Atacante era inexperiente
Apesar disso, os dois militares garantem que o resultado final poderia ter sido muito diferente caso o atirador soubesse o que estava a fazer. "Ele não tinha treino para mexer em armamento e parecia não saber bem o que estava a fazer com as armas. Se ele soubesse usá-las e tivesse tido mais sorte [com a AK-47], o resultado poderia ter sido diferente", admite Skarlatos.
O instinto imperou. "Foi uma questão de sobrevivência. Não foi uma decisão consciente. Apenas agimos porque, de início, o instinto de sobrevivência foi mais forte", continuou.
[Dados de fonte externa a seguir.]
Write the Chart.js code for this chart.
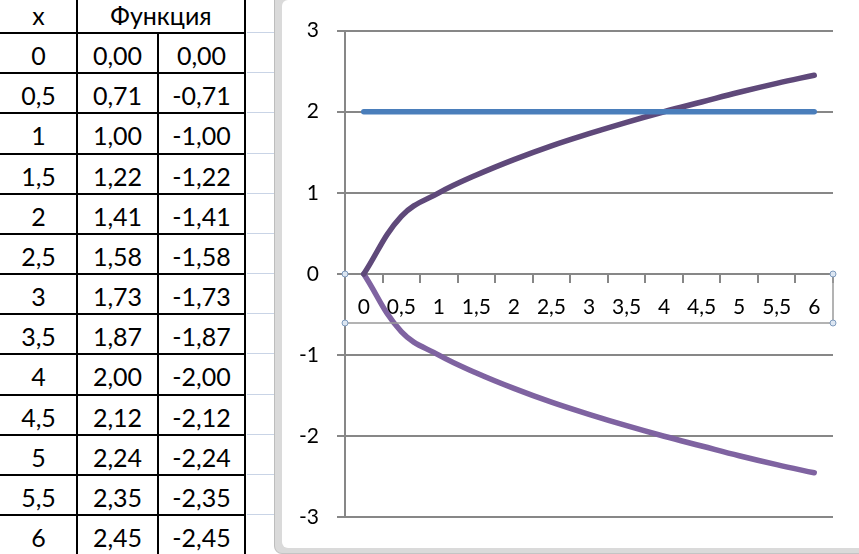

Spencer Stone acabou por ser, dos três, o que mais se feriu. Mesmo assim, ainda teve tempo de ajudar outro passageiro, que perdia sangue pelo pescoço. "A única coisa que me doía era o dedo. O resto nem sentia. Sabia que estava a sangrar mas olhei e vi um homem com uma ferida no pescoço", contou.
"Primeiro, tentei estancar o sangue com a minha tshirt, mas não funcionou. Por isso, tive de meter dois dedos no buraco, tentei encontrar a artéria e pressionei até que a hemorragia passasse. Só o larguei quando os paramédicos chegaram", explica, em detalhe.
"Isto ainda me parece tudo muito pouco real. Parece que aconteceu tudo num sonho, nem sei bem o que dizer. Estou à espera que alguém me acorde", assegura Stone.
Anthony Sadler, o único dos norte-americanos que não é militar, agradeceu a coragem dos amigos e deixou um recado. "Fui o terceiro a levantar-me e quero que a lição que saia disto seja a de que, em tempos de crise, temos de fazer qualquer coisa. Escondermo-nos ou tentarmos ficar para trás não nos vai ajudar", admite.
Os três norte-americanos foram agraciados pela Embaixada dos EUA em França, local onde decorreu o encontro com os jornalistas. A embaixadora norte-americana, Jane Hartley, disse que tinha "muito orgulho" por estar sentada ao lado dos três "heróis" que "saltaram para a linha de fogo" enquanto todos procuravam salvar a própria vida.